Amidst a difficult chapter, Dad’s college love Genna re-entered his life, reigniting a light within him that had very obviously gone out. It has been a huge gift to witness their love, and how it withstood many challenges. Together they taught me that making a difficult decision is sometimes the right thing to do in service of our own happiness. And to me, there is no testament to the deservedness of their love more profound than the way Genna has shown up for my Dad in this last year of his life. Her unwavering devotion to him, and how supported he felt by her fighting his illness has deeply moved me to a new understanding of what soulmate love really looks like.
The fifth and final gift from Dad that I’ll share culminated in his final days on earth, as it relates to the spiritual part of his nature. Many of us remember Dad sitting in the pews at church heckling the altar servers as they walked in procession, goofing around and trying to get them to laugh. But what many of you might not know, is that he would often talk to me about the sermons that Father Dunn gave. If the Dunnster was speaking, Dad listened every time. And, this is a true story—Dad was an avid golfer but his very first hole-in-one that he ever shot in his life was when he took two priests out to play 18 holes.

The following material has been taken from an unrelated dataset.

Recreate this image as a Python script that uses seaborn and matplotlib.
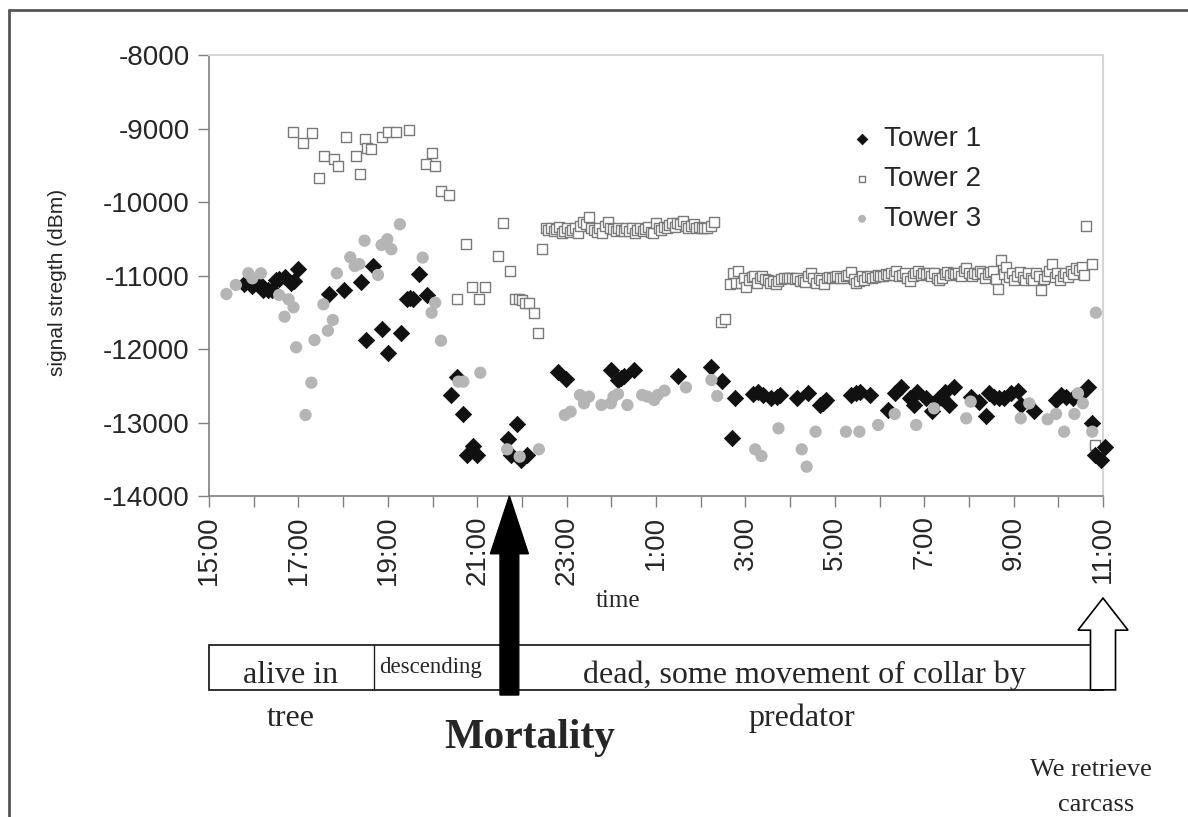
import matplotlib
matplotlib.use('Agg')
import matplotlib.pyplot as plt
from matplotlib.patches import Rectangle, FancyArrow
from matplotlib.lines import Line2D
import seaborn as sns
import pandas as pd

# hours elapsed since 15:00, and signal strength (dBm)
t1_hours = [0.79, 0.97, 1.12, 1.20, 1.31, 1.41, 1.50, 1.57, 1.69, 1.84, 1.91, 1.98,
            2.68, 3.01, 3.39, 3.51, 3.67, 3.87, 4.01, 4.29, 4.42, 4.49, 4.56, 4.70, 4.87,
            5.41, 5.54, 5.69, 5.77, 5.90, 6.00, 6.68, 6.76, 6.89, 6.97, 7.11,
            7.81, 7.98, 9.00, 9.14, 9.22, 9.29, 9.50, 10.49, 11.24, 11.47, 11.69, 11.77,
            12.17, 12.28, 12.39, 12.58, 12.70, 12.77, 13.16, 13.39, 13.67, 13.74, 13.80,
            14.37, 14.47, 14.57, 14.79, 15.19, 15.34, 15.47, 15.69, 15.77, 15.84,
            16.03, 16.18, 16.29, 16.40, 16.46, 16.55, 16.66, 17.04, 17.22, 17.39, 17.45,
            17.56, 17.67, 17.79, 17.94, 18.09, 18.16, 18.46, 18.95, 19.06, 19.18, 19.33,
            19.48, 19.66, 19.76, 19.81, 19.96, 20.05]
t1_dbm = [-11116, -11143, -11098, -11197, -11197, -11197, -11065, -11050, -11016, -11106, -11070, -10916,
          -11256, -11197, -11084, -11878, -10866, -11732, -12059, -11786, -11324, -11300, -11324, -10984, -11265,
          -12626, -12377, -12884, -13447, -13320, -13447, -13229, -13447, -13020, -13510, -13442,
          -12308, -12412, -12286, -12422, -12390, -12367, -12286, -12367, -12249, -12437, -13215, -12671,
          -12612, -12580, -12626, -12671, -12650, -12626, -12671, -12594, -12762, -12730, -12694,
          -12626, -12603, -12580, -12626, -12830, -12603, -12512, -12671, -12762, -12580,
          -12671, -12839, -12694, -12671, -12580, -12762, -12512, -12648, -12716, -12912, -12603,
          -12648, -12671, -12671, -12603, -12567, -12762, -12839, -12694, -12626, -12648, -12671,
          -12626, -12512, -13011, -13442, -13510, -13329]

t2_hours = [1.89, 2.10, 2.31, 2.46, 2.58, 2.79, 2.88, 3.07, 3.28, 3.37, 3.50, 3.54, 3.63,
            3.86, 4.01, 4.19, 4.48, 4.85, 4.98, 5.06, 5.18, 5.38,
            5.54, 5.75, 5.88, 6.05, 6.17, 6.46, 6.57, 6.74, 6.85, 6.93, 7.00, 7.08, 7.16,
            7.27, 7.36, 7.44,
            7.53, 7.59, 7.65, 7.71, 7.77, 7.83, 7.89, 7.95, 8.01, 8.07, 8.13, 8.19, 8.25,
            8.31, 8.37, 8.43, 8.49, 8.55, 8.61, 8.67, 8.73, 8.79, 8.85, 8.92, 8.98, 9.04,
            9.10, 9.16, 9.22, 9.28, 9.34, 9.40, 9.46, 9.52, 9.58, 9.64, 9.70, 9.76, 9.82,
            9.88, 9.94, 10.00, 10.06, 10.12, 10.18, 10.24, 10.30, 10.36, 10.42, 10.48,
            10.54, 10.60, 10.66, 10.72, 10.78, 10.84, 10.90, 10.96, 11.02, 11.08, 11.14,
            11.22, 11.30,
            11.45, 11.54,
            11.65, 11.72, 11.78, 11.84, 11.90, 11.96, 12.02, 12.08, 12.14, 12.20, 12.26,
            12.32, 12.38, 12.44, 12.50, 12.56, 12.62, 12.68, 12.74, 12.80, 12.86, 12.92,
            12.98, 13.04, 13.10, 13.16, 13.22, 13.28, 13.34, 13.40, 13.46, 13.52, 13.58,
            13.64, 13.70, 13.76, 13.82, 13.88, 13.94, 14.00, 14.06, 14.12, 14.18, 14.24,
            14.30, 14.36, 14.42, 14.48, 14.54, 14.60, 14.66, 14.72, 14.78, 14.84, 14.90,
            14.96, 15.02, 15.08, 15.14, 15.20, 15.26, 15.32, 15.38, 15.44, 15.50, 15.56,
            15.62, 15.68, 15.74, 15.80, 15.86, 15.92, 15.98, 16.04, 16.10, 16.16, 16.22,
            16.28, 16.34, 16.40, 16.46, 16.52, 16.58, 16.64, 16.70, 16.76, 16.82, 16.88,
            16.94, 17.00, 17.06, 17.12, 17.18, 17.24, 17.30, 17.36, 17.42, 17.48, 17.54,
            17.60, 17.66, 17.72, 17.78, 17.84, 17.90, 17.96, 18.02, 18.08, 18.14, 18.20,
            18.26, 18.32, 18.38, 18.44, 18.50, 18.56, 18.62, 18.68, 18.74, 18.80, 18.86,
            18.92, 18.98, 19.04, 19.10, 19.16, 19.22, 19.28, 19.34, 19.40, 19.46, 19.52,
            19.58, 19.63, 19.76, 19.81]
t2_dbm = [-9043, -9202, -9066, -9678, -9374, -9420, -9510, -9111, -9374, -9624, -9147, -9270, -9283,
          -9111, -9043, -9043, -9020, -9487, -9329, -9510, -9846, -9909,
          -11315, -10571, -11152, -11315, -11152, -10735, -10290, -10943, -11315, -11315, -11330, -11370, -11379,
          -11515, -11787, -10643,
          -10360, -10380, -10350, -10400, -10370, -10340, -10420, -10390, -10360, -10410, -10380, -10350, -10420,
          -10330, -10270, -10300, -10210, -10360, -10380, -10410, -10350, -10420, -10320, -10270, -10350, -10370,
          -10400, -10350, -10380, -10400, -10360, -10390, -10350, -10420, -10380, -10350, -10400, -10370, -10340,
          -10410, -10420, -10280, -10350, -10380, -10340, -10360, -10310, -10290, -10340, -10280,
          -10300, -10260, -10320, -10350, -10330, -10300, -10350, -10340, -10350, -10360, -10350,
          -10330, -10270,
          -11630, -11590,
          -11110, -10970, -11100, -10940, -11100, -11040, -11150, -11060, -11020, -11000, -11100,
          -11040, -11010, -11050, -11060, -11100, -11080, -11110, -11070, -11050, -11040, -11040,
          -11040, -11040, -11050, -11040, -11080, -11060, -11090, -11000, -10960, -11040, -11100,
          -11040, -11060, -11110, -11040, -11020, -11030, -11020, -11010, -11030, -11040, -11010,
          -10990, -10950, -11050, -11100, -11080, -11000, -11060, -11020, -11000, -11030, -11020,
          -10990, -11000, -11000, -10980, -10990, -10960, -10990, -10940, -11000, -10990, -10960,
          -11040, -11080, -11010, -10960, -10940, -10990, -10960, -10980, -10960, -11000, -10970,
          -11030, -11060, -11040, -10980, -10950, -10990, -10960, -10980, -10960, -11000, -10940,
          -10900, -10960, -11000, -10960, -10980, -10940, -10960, -11040, -10980, -10950, -10940,
          -11050, -11180, -10790, -10980, -10880, -11020, -10960, -11060, -11000, -10950, -11020,
          -11060, -10960, -11040, -11060, -10960, -11000, -11200, -11050, -11000, -10940, -10840,
          -11020, -10960, -11060, -11000, -10970, -11020, -10940, -10980, -10900, -10920, -10880,
          -10990, -10330, -10850, -13300]

t3_hours = [0.39, 0.60, 0.88, 0.97, 1.16, 1.57, 1.69, 1.78, 1.89, 1.95, 2.16, 2.29, 2.36,
            2.56, 2.66, 2.77, 2.86, 3.16, 3.26, 3.36, 3.48, 3.78, 3.86, 3.99, 4.08, 4.27,
            4.78, 4.98, 5.06, 5.19, 5.58, 5.69, 6.07, 6.67, 6.95, 7.38, 7.96, 8.09, 8.30,
            8.39, 8.50, 8.78, 8.99, 9.05, 9.15, 9.36, 9.69, 9.81, 9.96, 10.04, 10.19, 10.67,
            11.24, 11.37, 12.22, 12.36, 12.74, 13.26, 13.37, 13.57, 14.25, 14.55, 14.97,
            15.34, 15.82, 16.22, 16.94, 17.04, 18.16, 18.35, 18.76, 18.95, 19.13, 19.36,
            19.44, 19.55, 19.76, 19.84]
t3_dbm = [-11252, -11129, -10970, -11038, -10970, -11265, -11560, -11324, -11433, -11977, -12898, -12458, -11878,
          -11392, -11751, -11605, -10970, -10752, -10871, -10844, -10526, -10993, -10585, -10507, -10643, -10303,
          -10757, -11506, -11370, -11887, -12444, -12444, -12322, -13365, -13465, -13365, -12898, -12853, -12626,
          -12739, -12648, -12762, -12739, -12648, -12612, -12762, -12626, -12648, -12694, -12626, -12567, -12522,
          -12422, -12639, -13365, -13456, -13079, -13365, -13601, -13125, -13125, -13125, -13034,
          -12884, -13034, -12807, -12943, -12716, -12943, -12739, -12957, -12884, -13125, -12884,
          -12603, -12739, -13125, -11506]

y_ticks = [-14000, -13000, -12000, -11000, -10000, -9000, -8000]
clock_labels = ['15:00', '17:00', '19:00', '21:00', '23:00', '1:00', '3:00',
                '5:00', '7:00', '9:00', '11:00']
mortality_hour = 6.72
retrieve_hour = 20.0
descend_hour = 3.70

sns.set_style('ticks')
plt.rcParams['font.family'] = ['Liberation Sans', 'DejaVu Sans']

fig = plt.figure(figsize=(11.88, 8.17), dpi=100)
L, W = 209 / 1188, 894 / 1188
B, H = 1 - 496 / 817, 441 / 817
ax = fig.add_axes([L, B, W, H])

df1 = pd.DataFrame({'hours': t1_hours, 'dbm': t1_dbm})
df2 = pd.DataFrame({'hours': t2_hours, 'dbm': t2_dbm})
df3 = pd.DataFrame({'hours': t3_hours, 'dbm': t3_dbm})

sns.scatterplot(data=df1, x='hours', y='dbm', ax=ax, marker='D', s=68, color='#111111',
                edgecolor='#111111', linewidth=0.6, label='Tower 1', clip_on=False, zorder=3)
sns.scatterplot(data=df2, x='hours', y='dbm', ax=ax, marker='s', s=45, facecolor='white',
                edgecolor='#7a7a7a', linewidth=1.0, label='Tower 2', clip_on=False, zorder=2)
sns.scatterplot(data=df3, x='hours', y='dbm', ax=ax, marker='o', s=78, color='#b5b5b5',
                edgecolor='none', linewidth=0, label='Tower 3', clip_on=False, zorder=4)

ax.set_xlim(0, 20)
ax.set_ylim(-14000, -8000)
ax.set_yticks(y_ticks)
ax.set_yticklabels([str(v) for v in y_ticks], fontsize=20)
ax.set_xticks(range(0, 21))
ax.set_xticklabels([clock_labels[i // 2] if i % 2 == 0 else '' for i in range(21)],
                   rotation=90, fontsize=20)
ax.tick_params(axis='both', direction='out', length=8, width=1.0, color='#808080', pad=6)
for side in ['left', 'bottom']:
    ax.spines[side].set_color('#808080')
    ax.spines[side].set_linewidth(1.2)
for side in ['top', 'right']:
    ax.spines[side].set_visible(True)
    ax.spines[side].set_color('#d6d6d6')
    ax.spines[side].set_linewidth(1.5)

ax.set_ylabel('signal stregth (dBm)', fontsize=15)
ax.yaxis.set_label_coords(-0.159, 0.485)
ax.set_xlabel('time', fontsize=18, family=['Liberation Serif'])
ax.xaxis.set_label_coords(0.4575, -0.213)

leg = ax.legend(loc='upper left', bbox_to_anchor=(0.687, 0.895), frameon=False, fontsize=20,
                markerscale=0.65, handletextpad=0.3, labelspacing=0.5, handlelength=1.0)

# timeline below the axis
ax_t = fig.add_axes([L, 0, W, B])
ax_t.set_xlim(0, 20)
ax_t.set_ylim(1, 0)
ax_t.axis('off')
serif = ['Liberation Serif', 'DejaVu Serif']
ax_t.add_patch(Rectangle((0, 0.464), 20, 0.14, fill=False, edgecolor='#222222', lw=1.3, clip_on=False))
ax_t.plot([descend_hour, descend_hour], [0.464, 0.604], color='#222222', lw=1.0, clip_on=False)
ax_t.add_patch(FancyArrow(mortality_hour, 0.62, 0, -0.62, width=0.42, head_width=0.85,
                          head_length=0.18, length_includes_head=True, color='black',
                          clip_on=False, zorder=5))
ax_t.add_patch(FancyArrow(retrieve_hour, 0.604, 0, -0.286, width=0.56, head_width=1.12,
                          head_length=0.1, length_includes_head=True, facecolor='white',
                          edgecolor='black', lw=1.2, clip_on=False, zorder=5))
ax_t.text(1.82, 0.558, 'alive in', ha='center', va='center', fontsize=23, family=serif)
ax_t.text(1.82, 0.692, 'tree', ha='center', va='center', fontsize=23, family=serif)
ax_t.text(4.95, 0.533, 'descending', ha='center', va='center', fontsize=16.5, family=serif)
ax_t.text(13.31, 0.558, 'dead, some movement of collar by', ha='center', va='center',
          fontsize=23, family=serif)
ax_t.text(13.27, 0.692, 'predator', ha='center', va='center', fontsize=23, family=serif)
ax_t.text(7.18, 0.754, 'Mortality', ha='center', va='center', fontsize=30, fontweight='bold',
          family=serif)
ax_t.text(19.73, 0.854, 'We retrieve', ha='center', va='center', fontsize=19, family=serif)
ax_t.text(19.84, 0.963, 'carcass', ha='center', va='center', fontsize=19, family=serif)

# page frame
fig.add_artist(Line2D([9 / 1188, 1], [1 - 10 / 817, 1 - 10 / 817], color='#555555', lw=2,
                      transform=fig.transFigure))
fig.add_artist(Line2D([9 / 1188, 9 / 1188], [0, 1 - 10 / 817], color='#555555', lw=2,
                      transform=fig.transFigure))

fig.savefig('out.png', dpi=100)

Genna organized for two chaplains to come pray over Dad during his final days, and while he wasn’t able to speak or open his eyes, I noticed a clear change in his breath after each prayer was said. In those last days, he was seemingly hanging on by a thread, to the point where I was a bit worried about what might be preventing him from letting go. But then, as what I perceive to have been his final gift to Genna, he held on until 30 minutes before their 6th grandchild, Genna’s daughter’s second son, was born. It was as if he waited for her to have a new joy to take his place. It rained for 3 straight days in the desert after Dad passed, as if the natural world was shedding tears along with all of us.
While I know that I’ve won the Dad lottery, I’ve heard it said that our souls choose our parents when we come to be born on earth. And as I looked out at the sea of 300+ people who attended his memorial, I feel so incredibly lucky to have come into this world to receive the special love of being my Dad’s first daughter, and his Dad’s first granddaughter. And while I am devastated that he won’t be there to one day dance with me on my wedding day, I know he left me with two incredible brothers to walk me down the aisle in his honor. Kit, there’s no one else with a more solid and trustworthy character than you that I will now count on as my father figure, and as my new emergency contact. And Bmr, you are the most worthy person on this planet to carry in your own way Dad’s name, his legacy, and his classy swagger. Witnessing your love for Maddie is a gift that reminds me of his love for me. Amy, the way you’ve served as the next evolution of Dad’s love for Mom humbles and inspires me more than you will ever know. And I am amazed at the grace and strength you have shown during this difficult time. Liz and Krista, thank you for holding it down at home so that all of us siblings could be together so much this year, despite the fact that you’ve been grieving this loss too. We’ve really needed you. And Genna, you are our bonus mom and Gigi, for life. I am so proud of our family, for all we’ve been through and for the way we have all shown up for Dad when it has mattered most.
And to all of you, his beloved friends, colleagues, and community, thank you for enriching his life. If I could share a wish, it would be to do what my 95 year old grandmother, Jean Kane did immediately upon hearing the news that my Dad was sick; to write down a few words, a story, or a letter of love for my Dad so that I can attempt to compile the essence of who he was and one day share it with my future children.
And Dad, I know that you’d hate the idea of us crying because we miss you. So I thought I’d close with a poem that brought me comfort ever since I faced losing you, when I first found out about your illness. I changed the words a bit to honour the times that I feel your presence most.
Do not stand at my grave and weep,
I am not there, I do not sleep.
I am the desert sunset glow;
I am the bear, the elk, the doe,
I am the swirl of Bailey’s cream,
I am the inappropriate political meme,
When you hike under desert sky
I am the creatures you walk by
The ones that slither, crawl, and hop
I am the view from the mountain top
When the summer storm rolls in
I am the awestruck child within
I am the scent of desert rain
I am a soul now free from pain
Do not stand at my grave and cry.
I am not there; I did not die.
And of course, I am not here to deny the reality that on the physical level, you did leave us, Dad. And I know that if grief is the price we must pay for love, there is not one person in this room who wouldn’t say that knowing you and loving you was worth it, no matter how high the interest rate. So rest peacefully now Dad, my fallen hero. We will all miss you but your incredible soul lives on within our hearts, within us kids, and among the forces of nature, forever.
I love you, Dad. I miss you. Happy 70th.